“Don’t count the days, make the days count”~Muhammad Ali
Tag Archives: cancer
A Digital Haunting
“If the people we love are stolen from us, the way to have them live on is to never stop loving them. Buildings burn, people die, but real love is forever.” The Crow (1994)
Eighteen months ago a good friend of mine, Dave, died. It wasn’t a sudden, unexpected death that often is the case with young people. He was diagnosed with Heptocellular Fibrolamella Carcinoma (a very rare type of cancer) in June 2008. In August 2009, the prognosis was vague because of the rareness of his particular cancer. All the doctors could say at the time was that he could have one to ten years!! Dave, in fact, lived for 6 more months and died peacefully in his home, with his loving wife by his side.
None the less, it still came as a shock when I got the phone call that he had passed on. In my heart I really believed that he would not die. Did not want to believe it, more likely. Denial is a very powerful weapon.
This post is not, however, about my grief over the ensuing eighteen months. About my dear friend’s absolutely broken heart and soul at the loss of her love, or about how my son started sleeping with a picture of our departed baby-sitter extraordinaire by his pillow for about 6 months.
This post is about the unusual phenomenon that generations before us have never had to deal with- a digital haunting.
Dave was an avid user of social-networks. Twitter and Facebook amongst his favourites. I guess when you are chronically ill, as he was, these two particular forms are excellent outlets and a way to stay in touch with friends when you are otherwise physically impaired.
But what you don’t really think about is what happens when someone dies. Sure, there won’t be anymore status updates, but they don’t disappear from your “Friends”, “Following” or “Followers” lists. When you log into Gmail, they are still on your chat contact list, but they are never “available”. So many times I have stared at the chat list and willed his name to suddenly become available to chat.
In some cruel twist of technological bugs, every now and then my iPhone Twitter app (which will remain un-named) tells me that I have unread DMs from him.

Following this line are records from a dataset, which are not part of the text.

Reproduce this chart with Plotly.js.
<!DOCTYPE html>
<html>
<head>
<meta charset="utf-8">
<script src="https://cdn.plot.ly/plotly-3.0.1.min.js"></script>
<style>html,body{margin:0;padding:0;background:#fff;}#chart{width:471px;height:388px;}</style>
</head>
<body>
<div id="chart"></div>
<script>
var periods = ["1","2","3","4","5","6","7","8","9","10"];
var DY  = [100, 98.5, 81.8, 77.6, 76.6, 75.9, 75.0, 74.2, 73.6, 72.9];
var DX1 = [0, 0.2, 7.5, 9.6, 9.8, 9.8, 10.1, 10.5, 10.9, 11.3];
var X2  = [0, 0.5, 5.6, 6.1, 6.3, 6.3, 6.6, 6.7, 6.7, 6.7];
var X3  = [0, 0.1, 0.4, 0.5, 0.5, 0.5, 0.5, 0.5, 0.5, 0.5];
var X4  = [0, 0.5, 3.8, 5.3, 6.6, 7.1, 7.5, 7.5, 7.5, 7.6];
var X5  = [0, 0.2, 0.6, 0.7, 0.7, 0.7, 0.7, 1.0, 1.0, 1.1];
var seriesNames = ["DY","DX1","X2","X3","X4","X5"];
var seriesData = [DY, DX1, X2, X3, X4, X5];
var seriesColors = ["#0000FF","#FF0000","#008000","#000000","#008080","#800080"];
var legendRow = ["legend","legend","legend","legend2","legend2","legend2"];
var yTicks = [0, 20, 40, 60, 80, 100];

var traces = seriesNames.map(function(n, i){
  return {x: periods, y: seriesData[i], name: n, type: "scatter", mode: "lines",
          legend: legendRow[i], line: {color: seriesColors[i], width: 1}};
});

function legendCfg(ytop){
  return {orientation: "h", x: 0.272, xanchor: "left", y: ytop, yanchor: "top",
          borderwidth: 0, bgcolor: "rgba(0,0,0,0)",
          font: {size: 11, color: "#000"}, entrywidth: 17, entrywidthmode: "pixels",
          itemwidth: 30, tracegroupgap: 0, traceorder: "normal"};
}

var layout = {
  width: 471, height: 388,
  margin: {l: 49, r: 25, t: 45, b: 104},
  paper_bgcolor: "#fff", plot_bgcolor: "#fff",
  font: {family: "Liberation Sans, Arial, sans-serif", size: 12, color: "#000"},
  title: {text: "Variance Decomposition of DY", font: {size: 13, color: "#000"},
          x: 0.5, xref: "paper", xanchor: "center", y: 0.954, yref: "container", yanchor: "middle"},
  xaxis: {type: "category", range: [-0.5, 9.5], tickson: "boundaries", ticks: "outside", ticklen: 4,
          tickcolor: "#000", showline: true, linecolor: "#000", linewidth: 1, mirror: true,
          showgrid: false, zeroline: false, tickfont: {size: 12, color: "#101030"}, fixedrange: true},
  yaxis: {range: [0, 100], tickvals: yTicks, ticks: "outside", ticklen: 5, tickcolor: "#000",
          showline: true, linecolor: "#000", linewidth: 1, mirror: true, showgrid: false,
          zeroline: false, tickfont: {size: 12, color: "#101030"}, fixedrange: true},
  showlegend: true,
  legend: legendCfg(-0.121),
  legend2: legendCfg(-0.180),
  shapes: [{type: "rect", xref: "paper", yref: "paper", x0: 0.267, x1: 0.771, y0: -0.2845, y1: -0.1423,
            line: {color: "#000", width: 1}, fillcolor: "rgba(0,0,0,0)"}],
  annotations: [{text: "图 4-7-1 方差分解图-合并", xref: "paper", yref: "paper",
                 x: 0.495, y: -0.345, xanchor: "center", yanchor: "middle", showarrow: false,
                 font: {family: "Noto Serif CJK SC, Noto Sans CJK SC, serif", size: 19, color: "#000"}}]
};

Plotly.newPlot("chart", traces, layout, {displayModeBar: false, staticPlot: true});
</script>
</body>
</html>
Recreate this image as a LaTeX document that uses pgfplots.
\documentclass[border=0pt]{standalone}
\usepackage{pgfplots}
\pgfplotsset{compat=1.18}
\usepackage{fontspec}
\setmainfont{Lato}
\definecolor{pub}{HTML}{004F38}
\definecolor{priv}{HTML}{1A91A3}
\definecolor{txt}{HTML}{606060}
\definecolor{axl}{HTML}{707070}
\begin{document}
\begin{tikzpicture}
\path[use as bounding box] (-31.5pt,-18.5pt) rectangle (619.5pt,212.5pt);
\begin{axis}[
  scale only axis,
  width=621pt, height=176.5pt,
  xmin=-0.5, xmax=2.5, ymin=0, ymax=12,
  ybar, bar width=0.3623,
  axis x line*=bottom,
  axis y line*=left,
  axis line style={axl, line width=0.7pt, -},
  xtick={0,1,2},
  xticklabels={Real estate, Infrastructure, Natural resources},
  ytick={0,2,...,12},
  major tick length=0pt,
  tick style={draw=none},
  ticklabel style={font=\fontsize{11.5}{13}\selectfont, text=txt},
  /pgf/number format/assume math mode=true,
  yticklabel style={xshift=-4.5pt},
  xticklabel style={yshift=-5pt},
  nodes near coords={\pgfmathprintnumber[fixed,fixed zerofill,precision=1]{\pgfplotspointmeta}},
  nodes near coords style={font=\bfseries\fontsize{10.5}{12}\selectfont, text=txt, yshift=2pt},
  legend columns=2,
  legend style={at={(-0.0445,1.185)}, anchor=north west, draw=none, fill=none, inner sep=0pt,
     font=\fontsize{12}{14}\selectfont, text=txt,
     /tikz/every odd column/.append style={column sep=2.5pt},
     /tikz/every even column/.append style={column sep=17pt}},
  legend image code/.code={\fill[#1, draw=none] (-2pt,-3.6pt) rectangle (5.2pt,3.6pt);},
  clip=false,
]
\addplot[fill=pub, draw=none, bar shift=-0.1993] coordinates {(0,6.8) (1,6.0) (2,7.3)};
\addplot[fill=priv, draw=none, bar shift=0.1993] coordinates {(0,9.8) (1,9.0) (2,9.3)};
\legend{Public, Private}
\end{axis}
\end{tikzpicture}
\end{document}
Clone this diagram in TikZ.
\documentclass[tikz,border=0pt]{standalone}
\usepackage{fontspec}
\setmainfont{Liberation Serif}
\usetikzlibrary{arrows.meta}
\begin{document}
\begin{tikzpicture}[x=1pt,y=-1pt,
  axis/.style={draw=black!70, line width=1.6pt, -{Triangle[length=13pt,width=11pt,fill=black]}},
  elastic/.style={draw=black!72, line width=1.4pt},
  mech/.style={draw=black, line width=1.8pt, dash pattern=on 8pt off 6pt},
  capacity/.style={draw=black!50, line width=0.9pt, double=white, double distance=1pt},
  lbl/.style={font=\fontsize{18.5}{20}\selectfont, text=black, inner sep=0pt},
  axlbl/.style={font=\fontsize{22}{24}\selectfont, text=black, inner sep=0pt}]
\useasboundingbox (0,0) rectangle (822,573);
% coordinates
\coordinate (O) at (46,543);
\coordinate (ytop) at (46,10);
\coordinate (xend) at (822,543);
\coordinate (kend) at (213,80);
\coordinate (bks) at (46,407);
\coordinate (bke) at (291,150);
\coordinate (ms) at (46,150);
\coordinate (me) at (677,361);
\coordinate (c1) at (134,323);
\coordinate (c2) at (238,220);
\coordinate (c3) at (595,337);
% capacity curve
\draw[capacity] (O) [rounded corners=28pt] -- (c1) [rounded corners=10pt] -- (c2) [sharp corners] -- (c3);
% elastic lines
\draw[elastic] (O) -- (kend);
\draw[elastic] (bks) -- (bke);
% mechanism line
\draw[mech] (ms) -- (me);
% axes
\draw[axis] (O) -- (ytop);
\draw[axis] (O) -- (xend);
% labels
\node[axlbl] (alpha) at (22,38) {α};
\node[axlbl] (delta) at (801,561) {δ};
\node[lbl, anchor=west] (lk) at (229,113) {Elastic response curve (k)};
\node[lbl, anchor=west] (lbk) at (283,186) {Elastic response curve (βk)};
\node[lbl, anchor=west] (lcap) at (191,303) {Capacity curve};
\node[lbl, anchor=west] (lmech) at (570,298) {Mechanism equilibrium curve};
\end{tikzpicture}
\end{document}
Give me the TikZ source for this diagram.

I open them up excitedly to see they are messages I have already read. One is dated two weeks before his death…my last “conversation” with him. We talked about what I would name my second child that at the time I was 7 months pregnant with. Facebook also sometimes suggests that I should “reconnect” with him. Ha! I wish!
It’s not all heart-break. I love it when I look through old Facebook photos and come across his comments. His wry humour. I can hear him speaking out loud when I read them.
His Facebook page is still active. His wife changed the title to include “Memorial”. It is a place where people come to talk to him. Little messages about movies they’d just watched and know he would love. About how much they miss him. Just to say hello.
This is my digital haunting. It isn’t really a bad thing, I guess.
What kind of makes it funny is that when Dave was planning his goodbye speech at the all boys high school he taught at, he said he was going to tell the boys that he would come back and haunt them. So cheeky!! I would have laughed my ass off. I don’t know if he ever went through with that part of the speech, but I know that many of his students, also considered his friends, are probably in the same boat as me- forever digitally connected to a great man. Happily haunted.